In contrast, Republican John McCain, once considered the front-runner in his party, raised questions about his operations by bringing in a mere $12.5 million (9.4 million EUR), significantly behind competitor Mitt Romney at $23 million (17.2 million EUR) and Rudy Giuliani at $15 million (11.2 million EUR).

The need to make an early impression is even greater in this election cycle, because for the first presidential election in half a century with neither an incumbent president nor a vice president as a candidate.

With a wide-open field, candidates are trying harder than ever to gain front-runner status and to get commitments from established party fundraisers who usually back incumbents.

Obama surprised many by announcing that he had attracted 100,000 donors, nearly twice as many as Clinton, who has the advantage of former President Bill Clinton's connections and clout.

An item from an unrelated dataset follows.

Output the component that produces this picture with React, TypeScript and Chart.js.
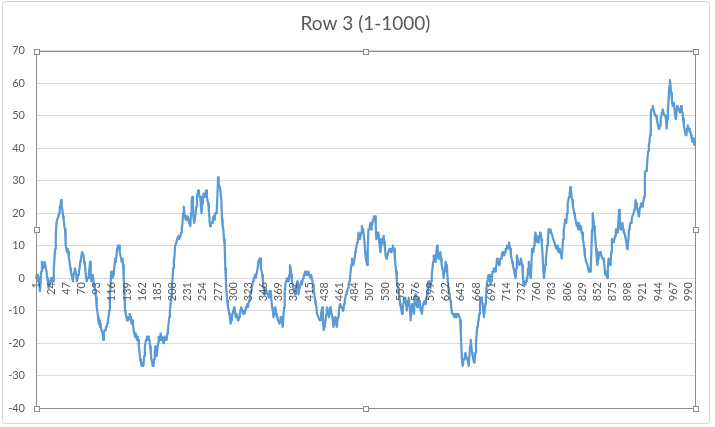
import React, { useEffect, useRef } from "react";
import { Chart, registerables } from "chart.js";

Chart.register(...registerables);

const TITLE = "Row 3 (1-1000)";
const Y_MIN = -40;
const Y_MAX = 70;
const Y_STEP = 10;
const LABEL_STEP = 23;

const values: number[] = [
  0, 1, -1, 1, 0, -2, -4, -1, 2, 5, 4, 3, 3, 5, 4, 4, 2, 0, -1, -3,
  -1, -2, -1, 0, -1, 0, -1, 3, 6, 9, 13, 17, 18, 18, 19, 20, 22, 22, 24, 22,
  21, 19, 18, 16, 15, 10, 9, 8, 9, 8, 6, 5, 3, 2, 1, 0, -1, 1, 2, 3,
  2, 1, -1, 0, 1, 2, 3, 5, 6, 7, 8, 8, 7, 5, 4, 2, 0, -1, 0, 0,
  1, 3, 5, 0, -1, 0, 1, -1, -2, -3, -4, -6, -9, -10, -12, -14, -13, -15, -14, -16,
  -16, -17, -19, -17, -16, -16, -15, -15, -14, -13, -12, -10, -6, -2, 2, 1, 0, 1, 2, 4,
  6, 5, 7, 9, 10, 9, 10, 8, 7, 6, 5, 6, 4, 0, -5, -10, -11, -12, -13, -12,
  -13, -12, -11, -12, -13, -14, -13, -14, -16, -17, -18, -17, -18, -19, -18, -19, -21, -23, -25, -26,
  -27, -26, -27, -27, -24, -21, -20, -19, -18, -19, -18, -19, -19, -21, -23, -25, -26, -27, -27, -25,
  -23, -21, -22, -24, -22, -20, -18, -19, -19, -17, -19, -18, -19, -20, -19, -18, -19, -18, -19, -17,
  -16, -14, -12, -10, -8, -6, -4, 0, 3, 5, 7, 10, 10, 11, 12, 12, 13, 12, 12, 13,
  14, 15, 17, 20, 22, 20, 19, 18, 19, 18, 19, 18, 17, 17, 16, 20, 24, 25, 21, 18,
  17, 17, 20, 22, 25, 26, 27, 26, 25, 25, 22, 20, 23, 25, 26, 25, 26, 26, 27, 25,
  24, 23, 21, 18, 16, 17, 17, 17, 18, 19, 18, 19, 20, 20, 21, 25, 31, 29, 28, 28,
  28, 24, 18, 16, 15, 12, 10, 3, -1, -5, -7, -9, -10, -11, -12, -14, -13, -12, -11, -10,
  -9, -9, -11, -12, -11, -12, -13, -13, -12, -11, -10, -9, -9, -10, -11, -10, -11, -10, -9, -9,
  -8, -9, -8, -7, -6, -5, -4, -3, -2, -1, 0, 0, 1, 0, 1, 1, 3, 5, 5, 6,
  6, 3, 2, 1, -1, -3, -5, -4, -3, -4, -4, -5, -5, -6, -4, -4, -5, -7, -9, -10,
  -12, -11, -10, -9, -11, -12, -12, -13, -13, -14, -13, -12, -12, -14, -15, -12, -9, -5, -2, -1,
  -1, 0, -1, -1, 1, 4, 3, 1, -1, -2, -3, -3, -4, -5, -3, -2, -1, -3, -5, -3,
  -2, -2, -1, -2, -1, 0, 1, 1, 2, 1, 1, 1, 2, 2, 1, 1, 0, 1, 1, -1,
  -2, -4, -5, -7, -8, -9, -11, -11, -12, -12, -13, -13, -11, -10, -9, -12, -16, -15, -14, -13,
  -11, -9, -10, -11, -12, -10, -9, -10, -11, -12, -13, -15, -14, -13, -12, -13, -15, -13, -12, -10,
  -9, -8, -8, -9, -9, -10, -10, -8, -7, -6, -5, -4, -4, -3, -2, -1, 0, 2, 4, 6,
  5, 4, 4, 6, 8, 9, 10, 11, 12, 14, 13, 12, 13, 14, 16, 15, 15, 15, 11, 8,
  6, 5, 4, 10, 15, 15, 16, 17, 15, 16, 17, 18, 19, 18, 19, 16, 12, 13, 14, 14,
  12, 10, 8, 10, 12, 11, 12, 13, 11, 9, 7, 6, 7, 7, 8, 8, 9, 9, 8, 8,
  9, 10, 9, 9, 6, 4, 2, -1, -2, -3, -5, -6, -8, -9, -10, -11, -9, -8, -7, -6,
  -6, -8, -10, -8, -7, -6, -8, -10, -13, -10, -8, -9, -10, -11, -7, -5, -6, -8, -9, -7,
  -6, -7, -8, -10, -10, -11, -9, -8, -8, -7, -8, -7, -6, -5, -3, -1, -1, -2, -3, -1,
  1, 3, 5, 7, 6, 5, 6, 8, 10, 8, 6, 6, 7, 8, 6, 4, 3, 2, 0, 2,
  3, 5, 4, 3, 0, -3, -4, -5, -7, -8, -10, -11, -11, -11, -12, -11, -12, -12, -11, -11,
  -11, -11, -12, -13, -17, -22, -26, -27, -25, -25, -24, -23, -24, -24, -25, -26, -27, -24, -21, -19,
  -21, -23, -24, -25, -26, -25, -23, -20, -17, -15, -14, -13, -11, -8, -6, -6, -7, -8, -10, -12,
  -10, -8, -6, -3, -1, 0, 1, 0, 1, -2, -1, 0, 2, 2, 3, 2, 2, 3, 4, 6,
  5, 5, 4, 5, 6, 6, 7, 8, 7, 8, 7, 8, 9, 9, 10, 9, 10, 11, 10, 9,
  7, 6, 5, 4, 3, 2, 1, 0, 3, 7, 6, 5, 5, 4, 5, 6, 5, 4, 1, -2,
  -2, -1, -2, -1, 0, 0, 3, 5, 3, 1, 0, 4, 9, 9, 8, 10, 12, 14, 13, 12,
  11, 11, 12, 13, 14, 14, 12, 10, 7, 3, 0, 2, 4, 6, 8, 10, 12, 15, 14, 15,
  15, 14, 14, 13, 12, 12, 11, 10, 10, 9, 10, 9, 8, 9, 8, 8, 7, 6, 9, 12,
  15, 16, 18, 17, 17, 20, 23, 24, 25, 26, 28, 27, 25, 24, 22, 21, 20, 19, 18, 17,
  16, 17, 15, 17, 16, 15, 16, 14, 14, 12, 11, 9, 7, 6, 5, 5, 4, 3, 2, 3,
  2, 3, 9, 15, 20, 18, 16, 14, 12, 9, 6, 4, 6, 8, 7, 7, 8, 7, 7, 6,
  6, 5, 3, 1, 2, 1, 0, 3, 6, 5, 5, 4, 8, 12, 11, 11, 12, 12, 13, 15,
  14, 14, 15, 18, 21, 17, 15, 15, 16, 17, 15, 14, 14, 13, 13, 11, 9, 10, 12, 15,
  16, 17, 17, 18, 19, 19, 20, 21, 22, 24, 23, 22, 21, 20, 19, 21, 22, 23, 22, 22,
  23, 24, 25, 32, 33, 33, 34, 37, 39, 41, 42, 44, 51, 52, 52, 53, 52, 51, 51, 50,
  50, 49, 48, 47, 46, 46, 47, 49, 50, 51, 52, 51, 51, 50, 50, 49, 46, 49, 52, 55,
  59, 61, 59, 57, 55, 53, 53, 54, 52, 50, 49, 51, 53, 52, 52, 52, 51, 52, 53, 51,
  51, 49, 47, 46, 45, 44, 44, 46, 47, 46, 46, 45, 45, 44, 43, 42, 42, 43, 41, 41,
];

const categories: string[] = values.map((_, i) => String(i + 1));

const FONT = "Lato, 'Open Sans', sans-serif";
const TEXT = "#595959";
const LINE = "#5b9bd5";
const GRID = "#d9d9d9";
const FRAME = "#8c8c8c";

function drawHandle(ctx: CanvasRenderingContext2D, x: number, y: number) {
  ctx.fillStyle = "#ffffff";
  ctx.fillRect(Math.round(x) - 3, Math.round(y) - 3, 6, 6);
  ctx.strokeStyle = FRAME;
  ctx.lineWidth = 1;
  ctx.strokeRect(Math.round(x) - 2.5, Math.round(y) - 2.5, 5, 5);
}

const decorPlugin = {
  id: "excelDecor",
  beforeDraw(chart: any) {
    const ctx: CanvasRenderingContext2D = chart.ctx;
    ctx.save();
    ctx.fillStyle = "#ffffff";
    ctx.fillRect(0, 0, chart.width, chart.height);
    ctx.strokeStyle = "#d4d4d4";
    ctx.lineWidth = 1;
    ctx.beginPath();
    (ctx as any).roundRect(2.5, 1.5, chart.width - 8, chart.height - 5, 3);
    ctx.stroke();
    ctx.restore();
  },
  afterDatasetsDraw(chart: any) {
    const ctx: CanvasRenderingContext2D = chart.ctx;
    const xs = chart.scales.x;
    const ys = chart.scales.y;
    const y0 = ys.getPixelForValue(0);
    ctx.save();
    ctx.font = `11px ${FONT}`;
    ctx.fillStyle = TEXT;
    ctx.textAlign = "right";
    ctx.textBaseline = "middle";
    categories.forEach((c, i) => {
      if (i % LABEL_STEP !== 0) return;
      const x = xs.getPixelForValue(i);
      ctx.save();
      ctx.translate(x, y0 + 4);
      ctx.rotate(-Math.PI / 2);
      ctx.fillText(c, 0, 0);
      ctx.restore();
    });
    ctx.restore();
  },
  afterDraw(chart: any) {
    const ctx: CanvasRenderingContext2D = chart.ctx;
    const a = chart.chartArea;
    ctx.save();
    ctx.strokeStyle = FRAME;
    ctx.lineWidth = 1;
    const l = Math.round(a.left) + 0.5;
    const t = Math.round(a.top) + 0.5;
    const r = Math.round(a.right) + 0.5;
    const b = Math.round(a.bottom) + 0.5;
    ctx.strokeRect(l, t, r - l, b - t);
    const mx = (l + r) / 2;
    const my = (t + b) / 2;
    [
      [l, t], [mx, t], [r, t],
      [l, my], [r, my],
      [l, b], [mx, b], [r, b],
    ].forEach(([x, y]) => drawHandle(ctx, x, y));
    ctx.restore();
  },
};

export default function App() {
  const canvasRef = useRef<HTMLCanvasElement | null>(null);

  useEffect(() => {
    const canvas = canvasRef.current;
    if (!canvas) return;
    const chart = new Chart(canvas, {
      type: "line",
      data: {
        labels: categories,
        datasets: [
          {
            label: TITLE,
            data: values,
            borderColor: LINE,
            backgroundColor: LINE,
            borderWidth: 2.25,
            pointRadius: 0,
            pointHoverRadius: 0,
            tension: 0,
            borderJoinStyle: "round",
            borderCapStyle: "round",
            fill: false,
          },
        ],
      },
      options: {
        animation: false,
        responsive: true,
        maintainAspectRatio: false,
        layout: { padding: { left: 0, right: 20, top: 0, bottom: 19 } },
        plugins: {
          legend: { display: false },
          tooltip: { enabled: false },
          title: {
            display: true,
            text: TITLE,
            color: TEXT,
            fullSize: false,
            font: { family: FONT, size: 19, weight: "normal" },
            padding: { top: 12, bottom: 16 },
          },
        },
        scales: {
          x: {
            type: "category",
            display: false,
            offset: false,
          },
          y: {
            min: Y_MIN,
            max: Y_MAX,
            ticks: {
              stepSize: Y_STEP,
              color: TEXT,
              font: { family: FONT, size: 11 },
              padding: 11,
            },
            grid: { color: GRID, drawTicks: false, lineWidth: 1 },
            border: { display: false },
            afterFit: (s: any) => {
              s.width = 36;
            },
          },
        },
      },
      plugins: [decorPlugin],
    });
    return () => chart.destroy();
  }, []);

  return (
    <div style={{ position: "fixed", left: 0, top: 0, width: 715, height: 427, background: "#fff" }}>
      <canvas ref={canvasRef} />
    </div>
  );
}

Much of the difference may reflect Obama's greater success in raising money on the Internet, which emerged during the 2004 election as an important medium for collecting money from smaller donors, signalling

The large number of donors signals not only a candidate's strength among potential voters, but also the possibility of raising more money from the same people.

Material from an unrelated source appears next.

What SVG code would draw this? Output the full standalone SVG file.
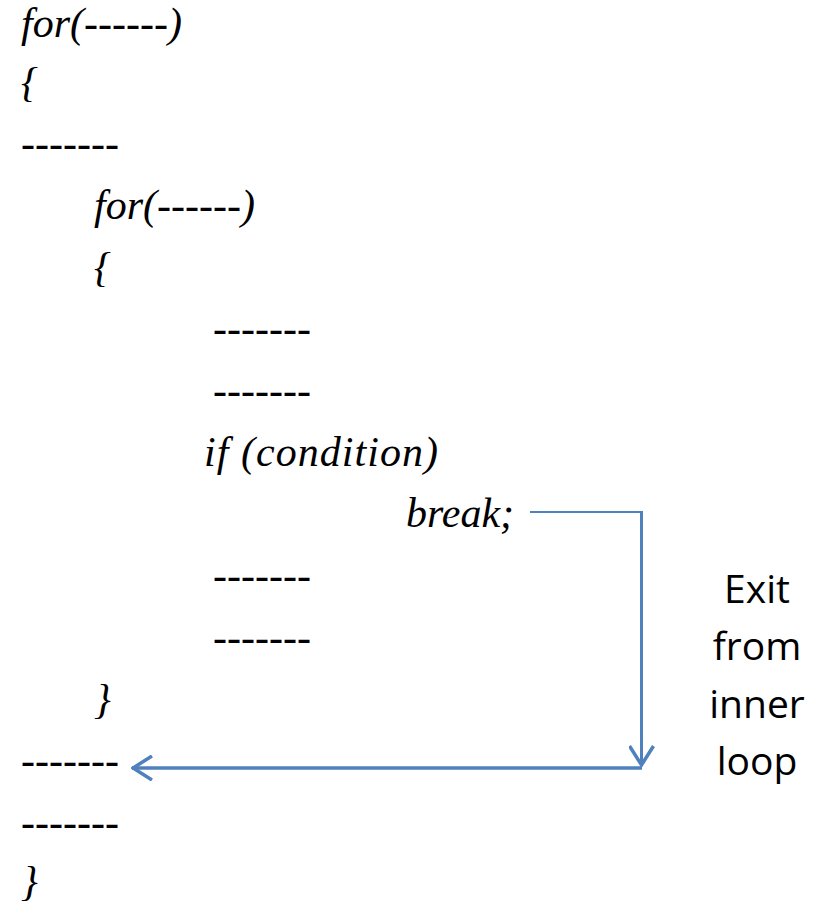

Donors can give just $2,300 (1,700 EUR) apiece for the primary election - up from $2000 (1,500 EUR) during the last campaign - but candidates also can solicit another $2,300 from each donor to be used in the general election.

Clinton's campaign often solicited the full $4,600 (3,400 EUR) donations, while Obama's campaign focused on recruiting small dollar donors. In the coming months, he can return to those donors and ask those who have not contributed the maximum to give more.

The steller results for the Democrats may cause nervousness among Republicans. Though they have dominated Democrats in the money department for decades, in the early months of this campaign, Democrats beat them by almost two-to-one.